E. (Deformation) tills. Boudinage, boudinaged folds and folded boudins, subhorizontal shear planes, transposed foliation. Extremely high shear strain and horizontal extension. Subdivided into:

Ec (compression), comprising stacked till sheets and other compressive structures and Ee (extension), with strong erosion of the substratum, comprising overdeepened (tunnel) valleys, drumlin fields and megaflutes.

Styles B, C and D represent terrains of horizontal compression, with increasing longitudinal strain from B to D, whereas E is characterized by strong horizontal extension as a result of progressive simple shear. As the flow rate in a subglacial deforming bed decreases towards the margin, compressive structures may be expected to occur in tills, which are deposited close to the margin. Hence the division of E-style terrains in a purely extensional zone and a compressive zone, Ee and Ec, respectively.

Terrains may be expected to show different overprinting relationships if they are produced by either an advance, or a readvance during a general glacial retreat. Two sequences may be distinguished (Fig. 8.8):

Figure 8.8 Overprinting of glacitectonic styles in A) advance sequence, and B) readvance sequence during retreat. Open triangles are older till, black triangles are younger till associated with the formation of the thrust moraine. Dashed lines indicate ice sheet limits. Using simple overprinting relationships makes it possible to distinguish moraine lines produced during a glacial advance from those produced during retreat.

1. Advance sequence (Fig. 8.8a), in which style E overprints compressive structures B, C, D and undeformed foreland, A. Boulton (1987) argued that drumlins cored by coarse-grained sediments may be the result of overriding and streamlining of glacial outwash (i.e. tectonic style E overprinting A (E/A)).
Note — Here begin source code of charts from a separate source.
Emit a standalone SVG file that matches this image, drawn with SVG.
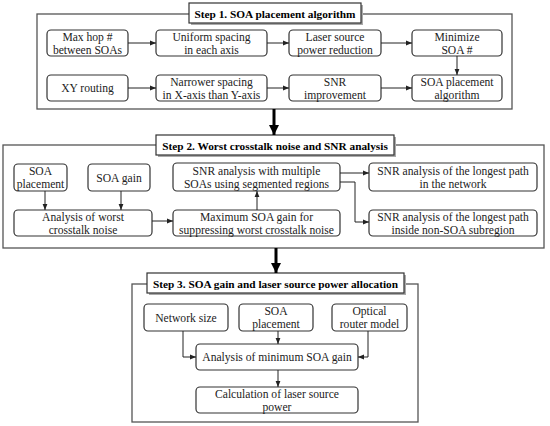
<svg xmlns="http://www.w3.org/2000/svg" width="550" height="426" viewBox="0 0 550 426" font-family="Liberation Serif, Times New Roman, serif">
<defs>
<marker id="ah" viewBox="0 0 10 10" refX="10" refY="5" markerWidth="6" markerHeight="6" orient="auto" markerUnits="userSpaceOnUse"><path d="M0,1 L10,5 L0,9 z" fill="#222"/></marker>
<marker id="big" viewBox="0 0 10 10" refX="10" refY="5" markerWidth="10" markerHeight="10" orient="auto" markerUnits="userSpaceOnUse"><path d="M0,0 L10,5 L0,10 z" fill="#000"/></marker>
</defs>
<style>
.outer{fill:#fff;stroke:#555;stroke-width:1.3}
.title{fill:#fff;stroke:#333;stroke-width:1.2}
.shadow{fill:#aaa}
.box{fill:#fff;stroke:#333;stroke-width:1.2}
text{font-size:11.6px;fill:#222;text-anchor:middle}
.t{font-weight:bold;font-size:11.3px;fill:#000}
.c{fill:none;stroke:#222;stroke-width:1}
.b{fill:none;stroke:#000;stroke-width:3}
</style>
<rect width="550" height="426" fill="#fff"/>
<g id="step1">
<rect class="outer" x="37" y="14" width="475" height="95"/>
<rect class="shadow" x="191" y="5" width="172" height="20"/>
<rect class="title" x="189" y="3" width="172" height="20"/>
<text class="t" x="275" y="17.5">Step 1. SOA placement algorithm</text>
</g>
<g id="n1"><rect class="box" x="47" y="30" width="81" height="26" rx="4"/><text x="87.5" y="41">Max hop #</text><text x="87.5" y="53.5">between SOAs</text></g>
<g id="n2"><rect class="box" x="156" y="30" width="111" height="26" rx="4"/><text x="211.5" y="41">Uniform spacing</text><text x="211.5" y="53.5">in each axis</text></g>
<g id="n3"><rect class="box" x="289" y="30" width="92" height="26" rx="4"/><text x="335" y="41">Laser source</text><text x="335" y="53.5">power reduction</text></g>
<g id="n4"><rect class="box" x="412" y="30" width="90" height="26" rx="4"/><text x="457" y="41">Minimize</text><text x="457" y="53.5">SOA #</text></g>
<g id="n5"><rect class="box" x="47" y="75" width="81" height="26" rx="4"/><text x="87.5" y="92">XY routing</text></g>
<g id="n6"><rect class="box" x="156" y="75" width="111" height="26" rx="4"/><text x="211.5" y="86">Narrower spacing</text><text x="211.5" y="98.5">in X-axis than Y-axis</text></g>
<g id="n7"><rect class="box" x="289" y="75" width="92" height="26" rx="4"/><text x="335" y="86">SNR</text><text x="335" y="98.5">improvement</text></g>
<g id="n8"><rect class="box" x="412" y="75" width="90" height="26" rx="4"/><text x="457" y="86">SOA placement</text><text x="457" y="98.5">algorithm</text></g>

<g id="step2">
<rect class="outer" x="3" y="145" width="541" height="103"/>
<rect class="shadow" x="158" y="137" width="238" height="20"/>
<rect class="title" x="156" y="135" width="238" height="20"/>
<text class="t" x="275" y="149.5">Step 2. Worst crosstalk noise and SNR analysis</text>
</g>
<g id="m1"><rect class="box" x="14" y="164" width="53" height="27" rx="4"/><text x="40.5" y="175">SOA</text><text x="40.5" y="188">placement</text></g>
<g id="m2"><rect class="box" x="88" y="164" width="62" height="27" rx="4"/><text x="119" y="182">SOA gain</text></g>
<g id="m3"><rect class="box" x="14" y="210" width="138" height="26" rx="4"/><text x="83" y="221">Analysis of worst</text><text x="83" y="233.5">crosstalk noise</text></g>
<g id="m4"><rect class="box" x="173" y="210" width="167" height="26" rx="4"/><text x="256.5" y="221">Maximum SOA gain for</text><text x="256.5" y="233.5">suppressing worst crosstalk noise</text></g>
<g id="m5"><rect class="box" x="173" y="163" width="167" height="28" rx="4"/><text x="256.5" y="175">SNR analysis with multiple</text><text x="256.5" y="188">SOAs using segmented regions</text></g>
<g id="m6"><rect class="box" x="369" y="163" width="168" height="28" rx="4"/><text x="453" y="175">SNR analysis of the longest path</text><text x="453" y="188">in the network</text></g>
<g id="m7"><rect class="box" x="369" y="210" width="168" height="26" rx="4"/><text x="453" y="221">SNR analysis of the longest path</text><text x="453" y="233.5">inside non-SOA subregion</text></g>

<g id="step3">
<rect class="outer" x="132" y="284" width="286" height="138"/>
<rect class="shadow" x="149" y="275" width="257" height="20"/>
<rect class="title" x="147" y="273" width="257" height="20"/>
<text class="t" x="275.5" y="287.5">Step 3. SOA gain and laser source power allocation</text>
</g>
<g id="k1"><rect class="box" x="144" y="304" width="84" height="27" rx="4"/><text x="186" y="322">Network size</text></g>
<g id="k2"><rect class="box" x="239" y="304" width="74" height="27" rx="4"/><text x="276" y="315">SOA</text><text x="276" y="328">placement</text></g>
<g id="k3"><rect class="box" x="332" y="304" width="75" height="27" rx="4"/><text x="369.5" y="315">Optical</text><text x="369.5" y="328">router model</text></g>
<g id="k4"><rect class="box" x="196" y="344" width="162" height="26" rx="4"/><text x="277" y="361">Analysis of minimum SOA gain</text></g>
<g id="k5"><rect class="box" x="196" y="387" width="162" height="26" rx="4"/><text x="277" y="398">Calculation of laser source</text><text x="277" y="410.5">power</text></g>

<g id="connectors">
<path class="c" d="M128,43 H156" marker-end="url(#ah)"/>
<path class="c" d="M267,43 H289" marker-end="url(#ah)"/>
<path class="c" d="M381,43 H412" marker-end="url(#ah)"/>
<path class="c" d="M457,56 V75" marker-end="url(#ah)"/>
<path class="c" d="M128,88 H156" marker-end="url(#ah)"/>
<path class="c" d="M267,88 H289" marker-end="url(#ah)"/>
<path class="c" d="M381,88 H412" marker-end="url(#ah)"/>
<path class="b" d="M274,109 V135" marker-end="url(#big)"/>
<path class="c" d="M45,191 V210" marker-end="url(#ah)"/>
<path class="c" d="M121,191 V210" marker-end="url(#ah)"/>
<path class="c" d="M152,221 H173" marker-end="url(#ah)"/>
<path class="c" d="M257,210 V191" marker-end="url(#ah)"/>
<path class="c" d="M340,173 H369" marker-end="url(#ah)"/>
<path class="c" d="M340,182 H355 V222 H369" marker-end="url(#ah)"/>
<path class="b" d="M276,248 V273" marker-end="url(#big)"/>
<path class="c" d="M183,331 V357 H196" marker-end="url(#ah)"/>
<path class="c" d="M278,331 V344" marker-end="url(#ah)"/>
<path class="c" d="M368,331 V357 H358" marker-end="url(#ah)"/>
<path class="c" d="M278,370 V387" marker-end="url(#ah)"/>
</g>
</svg>
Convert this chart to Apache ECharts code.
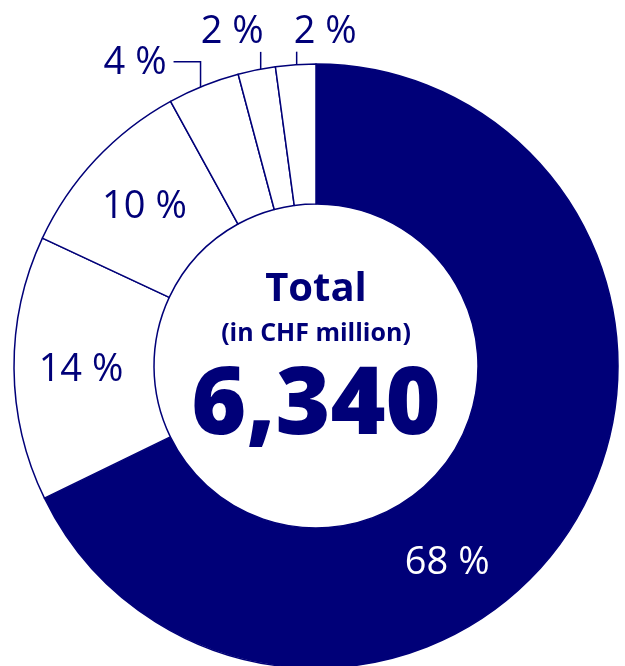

Many drumlins in northwestern Germany originated as thrust moraines, which have subsequently been overridden (Stephan, 1987). The Rehburg thrust moraines in western Germany are overlain by deformation till and have been streamlined by the overriding ice sheet. Those in the northern part of The Netherlands have been pushed and subsequently overridden after a temporary stagnation of the glacial advance (Rappol et al., 1989; Van den Berg and Beets, 1987). These are examples of style E/(B,C,D).

2. Readvance sequence (Fig. 8.8b). When a readvance occurs during a general retreat, tills and outwash dating from the last glacial advance may be incorporated in thrust moraines. They may be quite rare, as they are susceptible to erosion by meltwater and overriding ice. Thus B, C and D overprint E style structures. The Lamstedt thrust moraine in western Germany is an example of (C,D)/E.

Overprinting of glacitectonic styles can be observed on all scales, from the map scale to outcrop and microscopic scale, and may be a useful tool to unravel advance and retreat sequences. Overprinting relations provide a means to relatively date successive deformation episodes. This has proved to be successful in the Lamstedt and Wilsum thrust moraines, west Germany, and the adjoining area in The Netherlands (van Gijssel, 1987; Kluiving, 1994; Kluiving et al., 1991).

Figure 8.9 shows the different map patterns ensuing from overprinting of different glacitectonic styles. These allow the identification of stable ice margins, advance and retreat sequences. A stable ice-sheet margin, or an episode of long-term stagnation during either an advance or retreat (Fig. 8.9a), is associated with dump end moraines (style A, usually large outwash fans) downstream of the overridden thrust moraine (E/D, E/C). A stable ice-sheet margin is also indicated by a line of B-, C- and D-style thrust moraines, which have not been overridden (Fig. 8.9b). An advance sequence (Fig. 8.9c) shows overridden thrust moraines (E/D, E/C) upstream from the advance limit, which is indicated by patterns such as in Fig. 8.9a and 8.9b. A readvance sequence (Fig. 8.9d) is indicated by stacked sheets of till (Ec) deposited during the previous advance or, alternatively, by a thrust moraine containing till from the previous advance.